Llarimar transmitió la orden sin preguntar por qué.
—También necesitaré algunas piedrecitas —dijo Sondeluz mientras los criados lo vestían.
Llarimar asintió. Una vez estuvo vestido, Sondeluz se dispuso a abandonar la habitación para alimentarse una vez más del alma de un niño.
* * *
Sondeluz arrojó una piedrecita a una de las urnas que tenía delante. Resonó levemente.
—Bien hecho, divina gracia —felicitó Llarimar, que estaba de pie junto a su asiento.
—No es nada —dijo Sondeluz, lanzando otra piedrecita. No acertó a la urna pretendida, y un criado corrió a recogerla del suelo para depositarla en el recipiente adecuado.

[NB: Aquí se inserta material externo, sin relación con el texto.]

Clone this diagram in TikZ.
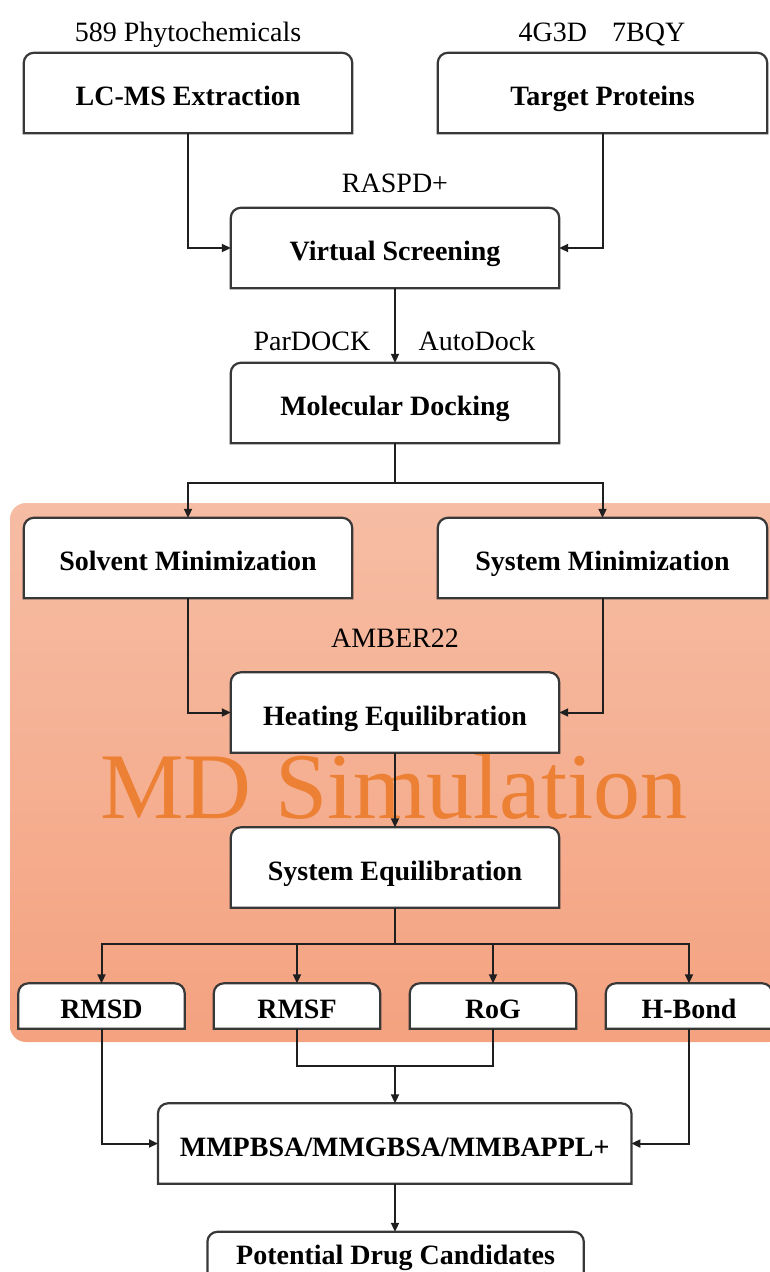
\documentclass[tikz,border=0pt]{standalone}
\usepackage{fontspec}
\setmainfont{Liberation Serif}
\usetikzlibrary{arrows.meta,calc}
\pgfdeclarelayer{back}
\pgfdeclarelayer{mid}
\pgfsetlayers{back,mid,main}
\definecolor{regtop}{RGB}{246,189,164}
\definecolor{regbot}{RGB}{244,162,128}
\definecolor{mdorange}{RGB}{236,128,52}
\newcommand\topbox[1]{%
  \draw[boxline] (#1.south west) -- ([yshift=-10pt]#1.north west)
    arc[start angle=180,end angle=90,radius=10pt]
    -- ([xshift=-10pt]#1.north east)
    arc[start angle=90,end angle=0,radius=10pt]
    -- (#1.south east) -- cycle;}
\begin{document}
\begin{tikzpicture}[x=1pt,y=1pt,
  lab/.style={inner sep=0pt, font=\fontsize{28}{32}\selectfont\bfseries,
    text height=30pt, text depth=5pt, minimum height=80pt},
  small/.style={lab, minimum height=45pt, minimum width=166pt},
  note/.style={inner sep=0pt, anchor=base, font=\fontsize{28}{32}\selectfont},
  boxline/.style={draw=black!78, fill=white, line width=2.2pt},
  conn/.style={draw=black!88, line width=2pt},
  arr/.style={conn, -{Triangle[length=9pt,width=8pt]}},
]
\path[use as bounding box] (0,0) rectangle (769,-1272);

% nodes
\node[lab, minimum width=328pt] (lcms) at (188,-93) {LC-MS Extraction};
\node[lab, minimum width=329pt] (target) at (602.5,-93) {Target Proteins};
\node[lab, minimum width=328pt] (vs) at (395,-248) {Virtual Screening};
\node[lab, minimum width=328pt] (md) at (395,-403) {Molecular Docking};
\node[lab, minimum width=328pt] (solv) at (188,-558) {Solvent Minimization};
\node[lab, minimum width=329pt] (sysmin) at (602.5,-558) {System Minimization};
\node[lab, minimum width=328pt] (heat) at (395,-712.5) {Heating Equilibration};
\node[lab, minimum width=328pt] (syseq) at (395,-867.5) {System Equilibration};
\node[small] (rmsd) at (101.5,-1006) {RMSD};
\node[small] (rmsf) at (297,-1006) {RMSF};
\node[small] (rog) at (493,-1006) {RoG};
\node[small] (hbond) at (689,-1006) {H-Bond};
\node[lab, minimum width=473pt, minimum height=80pt] (mm) at (394.7,-1143.5) {MMPBSA/MMGBSA/MMBAPPL+};
\node[lab, minimum width=376pt, minimum height=40pt] (pdc) at (395.6,-1252) {Potential Drug Candidates};

% annotations
\node[note] (t1) at (188,-41) {589 Phytochemicals};
\node[note] (t2) at (602,-41) {4G3D\hspace{0.9em}7BQY};
\node[note] (t3) at (395,-192) {RASPD+};
\node[note] (t4) at (312,-350) {ParDOCK};
\node[note] (t5) at (477,-350) {AutoDock};
\node[note] (t6) at (395,-647) {AMBER22};

% background region and title
\begin{pgfonlayer}{back}
  \shade[rounded corners=16pt, top color=regtop, bottom color=regbot]
    (10,-503) rectangle (785,-1042);
  \node[inner sep=0pt, anchor=base, text=mdorange,
    font=\fontsize{94}{100}\selectfont] (mdsim) at (394,-818) {MD Simulation};
\end{pgfonlayer}

% box outlines
\begin{pgfonlayer}{mid}
  \foreach \n in {lcms,target,vs,md,solv,sysmin,heat,syseq,rmsd,rmsf,rog,hbond,mm}
    {\topbox{\n}}
  \draw[boxline] (pdc.south west) -- ([yshift=-10pt]pdc.north west)
    arc[start angle=180,end angle=90,radius=10pt]
    -- ([xshift=-10pt]pdc.north east)
    arc[start angle=90,end angle=0,radius=10pt]
    -- ([yshift=-30pt]pdc.south east) -- ([yshift=-30pt]pdc.south west) -- cycle;
\end{pgfonlayer}

% connectors
\draw[arr] (lcms.south) |- (vs.west);
\draw[arr] (target.south) |- (vs.east);
\draw[arr] (vs.south) -- (md.north);
\coordinate (b1) at (395,-483);
\draw[conn] (md.south) -- (b1);
\draw[arr] (b1) -| (solv.north);
\draw[arr] (b1) -| (sysmin.north);
\draw[arr] (solv.south) |- (heat.west);
\draw[arr] (sysmin.south) |- (heat.east);
\draw[arr] (heat.south) -- (syseq.north);
\coordinate (b2) at (395,-944);
\draw[conn] (syseq.south) -- (b2);
\draw[arr] (b2) -| (rmsd.north);
\draw[arr] (b2) -| (rmsf.north);
\draw[arr] (b2) -| (rog.north);
\draw[arr] (b2) -| (hbond.north);
\coordinate (j) at (395,-1066);
\draw[conn] (rmsf.south) |- (j) -| (rog.south);
\draw[arr] (j) -- (j |- mm.north);
\draw[arr] (rmsd.south) |- (mm.west);
\draw[arr] (hbond.south) |- (mm.east);
\draw[arr] (mm.south -| j) -- (pdc.north -| j);
\end{tikzpicture}
\end{document}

—Parece que poseo un talento innato —comentó Sondeluz—. Acierto siempre. —Se sentía mucho mejor después de haber sido alimentado con aliento fresco.
—En efecto, divina gracia —dijo Llarimar—. Creo que su divina gracia la diosa Encendedora se acerca.
—Bien —comentó Sondeluz, arrojando otra piedrecita. Esta vez alcanzó el objetivo. Naturalmente, las urnas estaban a pocos palmos de su asiento—. Así podré alardear de mis habilidades tirando guijarros.
Estaba sentado en el césped del patio, donde soplaba una leve brisa, el pabellón emplazado justo dentro de las puertas de la corte. La muralla le impedía contemplar la ciudad y ofrecía una vista bastante deprimente.